Stated problem:
Your task is to retype the lines from the opening of the material through the line that includes "freq_hz = list(range(0, 99000, 1000))". Do not copy the pictures.

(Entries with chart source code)
-------------------------
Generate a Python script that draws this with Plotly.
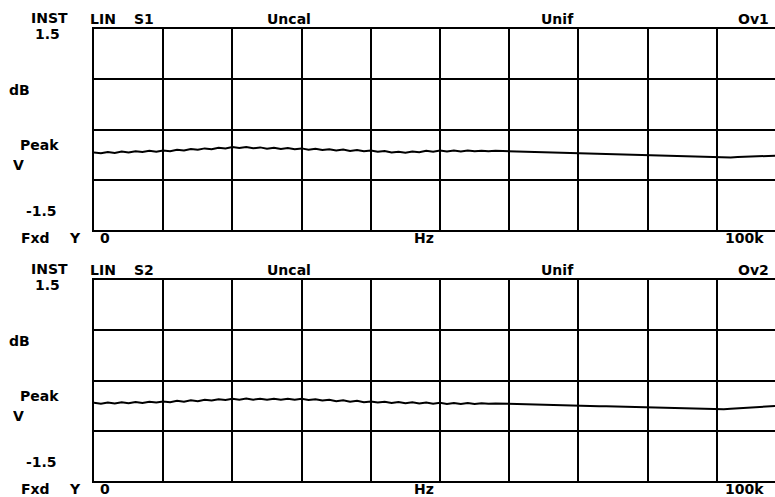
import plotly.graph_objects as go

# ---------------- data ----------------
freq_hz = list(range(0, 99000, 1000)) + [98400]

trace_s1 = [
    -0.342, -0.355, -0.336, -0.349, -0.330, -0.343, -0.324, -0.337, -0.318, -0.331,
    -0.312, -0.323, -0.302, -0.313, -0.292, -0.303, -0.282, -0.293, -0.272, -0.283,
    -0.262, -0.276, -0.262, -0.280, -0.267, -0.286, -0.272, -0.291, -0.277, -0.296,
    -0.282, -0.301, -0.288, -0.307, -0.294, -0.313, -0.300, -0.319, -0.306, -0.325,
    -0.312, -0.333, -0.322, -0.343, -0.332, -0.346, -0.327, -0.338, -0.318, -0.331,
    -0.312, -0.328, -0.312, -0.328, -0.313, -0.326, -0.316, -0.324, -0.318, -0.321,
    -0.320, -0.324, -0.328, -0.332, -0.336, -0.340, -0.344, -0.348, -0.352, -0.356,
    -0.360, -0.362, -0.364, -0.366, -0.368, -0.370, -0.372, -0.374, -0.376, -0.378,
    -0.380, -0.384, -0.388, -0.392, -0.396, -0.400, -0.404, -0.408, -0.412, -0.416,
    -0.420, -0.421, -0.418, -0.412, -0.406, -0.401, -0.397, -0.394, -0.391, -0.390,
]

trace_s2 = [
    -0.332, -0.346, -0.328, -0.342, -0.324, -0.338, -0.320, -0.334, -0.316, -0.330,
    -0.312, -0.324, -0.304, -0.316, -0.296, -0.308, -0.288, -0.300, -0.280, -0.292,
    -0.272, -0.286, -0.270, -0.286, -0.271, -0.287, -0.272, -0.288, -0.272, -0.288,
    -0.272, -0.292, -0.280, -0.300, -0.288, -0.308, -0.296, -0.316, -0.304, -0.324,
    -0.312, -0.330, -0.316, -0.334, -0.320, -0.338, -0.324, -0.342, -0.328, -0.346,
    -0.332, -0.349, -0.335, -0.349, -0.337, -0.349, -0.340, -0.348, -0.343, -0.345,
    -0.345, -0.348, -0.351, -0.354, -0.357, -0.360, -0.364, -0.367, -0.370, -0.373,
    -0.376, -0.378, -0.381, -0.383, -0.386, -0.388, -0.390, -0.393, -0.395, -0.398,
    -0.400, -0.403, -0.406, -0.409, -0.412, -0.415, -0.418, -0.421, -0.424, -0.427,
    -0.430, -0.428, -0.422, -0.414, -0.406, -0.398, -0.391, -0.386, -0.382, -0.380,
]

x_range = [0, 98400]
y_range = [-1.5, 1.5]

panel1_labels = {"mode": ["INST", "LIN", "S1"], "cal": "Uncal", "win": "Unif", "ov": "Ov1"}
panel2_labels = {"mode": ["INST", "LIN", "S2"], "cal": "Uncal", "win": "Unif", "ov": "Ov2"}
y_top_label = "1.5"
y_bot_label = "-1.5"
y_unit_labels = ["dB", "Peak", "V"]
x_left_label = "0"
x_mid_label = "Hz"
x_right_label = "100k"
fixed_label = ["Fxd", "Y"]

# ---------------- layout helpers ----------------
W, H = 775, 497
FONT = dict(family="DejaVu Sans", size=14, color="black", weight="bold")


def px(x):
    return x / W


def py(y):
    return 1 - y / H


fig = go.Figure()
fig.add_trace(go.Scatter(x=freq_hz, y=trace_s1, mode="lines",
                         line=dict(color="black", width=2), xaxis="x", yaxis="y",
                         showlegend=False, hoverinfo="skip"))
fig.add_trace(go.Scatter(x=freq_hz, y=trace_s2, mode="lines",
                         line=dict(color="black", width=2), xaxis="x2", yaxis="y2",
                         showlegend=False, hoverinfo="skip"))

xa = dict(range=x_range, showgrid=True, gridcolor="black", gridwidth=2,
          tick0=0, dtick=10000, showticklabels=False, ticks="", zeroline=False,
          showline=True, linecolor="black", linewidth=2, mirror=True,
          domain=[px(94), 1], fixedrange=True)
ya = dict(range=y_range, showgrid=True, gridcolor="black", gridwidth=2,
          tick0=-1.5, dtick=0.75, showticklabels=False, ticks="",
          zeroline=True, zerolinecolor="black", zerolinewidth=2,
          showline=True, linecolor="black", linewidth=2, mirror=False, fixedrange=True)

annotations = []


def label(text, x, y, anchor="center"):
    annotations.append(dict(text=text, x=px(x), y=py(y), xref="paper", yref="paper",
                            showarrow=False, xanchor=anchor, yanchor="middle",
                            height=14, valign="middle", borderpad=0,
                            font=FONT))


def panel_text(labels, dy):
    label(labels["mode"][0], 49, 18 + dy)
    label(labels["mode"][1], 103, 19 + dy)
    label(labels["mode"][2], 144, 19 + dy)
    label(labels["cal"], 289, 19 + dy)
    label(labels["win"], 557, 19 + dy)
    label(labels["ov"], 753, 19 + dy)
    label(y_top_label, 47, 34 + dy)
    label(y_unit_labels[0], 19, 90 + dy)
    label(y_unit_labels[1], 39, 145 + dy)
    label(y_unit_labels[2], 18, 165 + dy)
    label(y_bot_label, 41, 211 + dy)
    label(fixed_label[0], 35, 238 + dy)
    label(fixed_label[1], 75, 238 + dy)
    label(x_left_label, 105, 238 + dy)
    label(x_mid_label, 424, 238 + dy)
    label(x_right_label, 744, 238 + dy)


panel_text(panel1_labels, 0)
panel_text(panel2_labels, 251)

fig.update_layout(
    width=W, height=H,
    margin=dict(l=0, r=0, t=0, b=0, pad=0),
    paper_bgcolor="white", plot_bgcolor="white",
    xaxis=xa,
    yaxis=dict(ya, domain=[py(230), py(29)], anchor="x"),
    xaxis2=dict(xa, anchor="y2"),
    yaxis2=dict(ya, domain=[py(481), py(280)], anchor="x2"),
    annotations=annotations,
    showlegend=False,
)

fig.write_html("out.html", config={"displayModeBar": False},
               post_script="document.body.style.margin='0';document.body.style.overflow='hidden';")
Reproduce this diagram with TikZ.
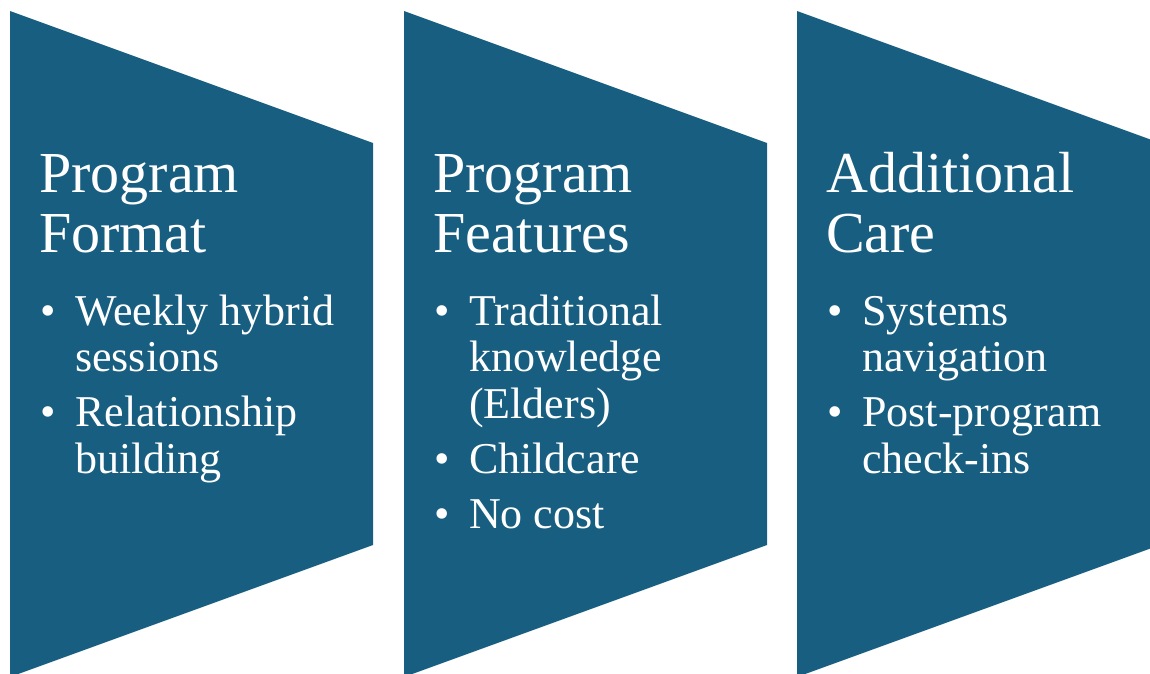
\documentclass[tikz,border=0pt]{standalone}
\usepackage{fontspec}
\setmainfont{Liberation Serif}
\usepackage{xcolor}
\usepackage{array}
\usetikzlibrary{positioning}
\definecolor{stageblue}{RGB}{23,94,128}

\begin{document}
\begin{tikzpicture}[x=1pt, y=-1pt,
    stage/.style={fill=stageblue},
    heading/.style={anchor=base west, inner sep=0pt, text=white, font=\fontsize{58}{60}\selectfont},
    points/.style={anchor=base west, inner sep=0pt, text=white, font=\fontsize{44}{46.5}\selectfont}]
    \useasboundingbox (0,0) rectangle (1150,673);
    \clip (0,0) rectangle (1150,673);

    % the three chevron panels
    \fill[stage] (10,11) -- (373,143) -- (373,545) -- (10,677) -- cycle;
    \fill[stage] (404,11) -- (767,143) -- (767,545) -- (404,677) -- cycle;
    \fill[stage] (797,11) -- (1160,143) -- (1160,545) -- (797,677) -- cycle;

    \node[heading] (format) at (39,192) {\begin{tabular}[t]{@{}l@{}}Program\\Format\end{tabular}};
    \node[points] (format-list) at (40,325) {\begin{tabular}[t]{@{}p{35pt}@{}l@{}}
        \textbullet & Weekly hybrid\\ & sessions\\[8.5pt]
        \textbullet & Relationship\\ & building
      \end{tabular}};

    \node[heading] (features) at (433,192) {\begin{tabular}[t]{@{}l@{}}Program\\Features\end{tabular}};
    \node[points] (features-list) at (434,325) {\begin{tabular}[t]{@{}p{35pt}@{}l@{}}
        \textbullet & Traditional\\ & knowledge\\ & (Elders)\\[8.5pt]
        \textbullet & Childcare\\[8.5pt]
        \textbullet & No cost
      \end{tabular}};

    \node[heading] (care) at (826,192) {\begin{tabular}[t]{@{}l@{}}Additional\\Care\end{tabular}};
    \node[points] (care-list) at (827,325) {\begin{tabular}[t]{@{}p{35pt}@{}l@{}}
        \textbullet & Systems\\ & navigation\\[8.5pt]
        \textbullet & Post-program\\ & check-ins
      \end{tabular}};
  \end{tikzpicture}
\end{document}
-------------------------
Exercise response:
Generate a Python script that draws this with Plotly.
import plotly.graph_objects as go

# ---------------- data ----------------
freq_hz = list(range(0, 99000, 1000)) + [98400]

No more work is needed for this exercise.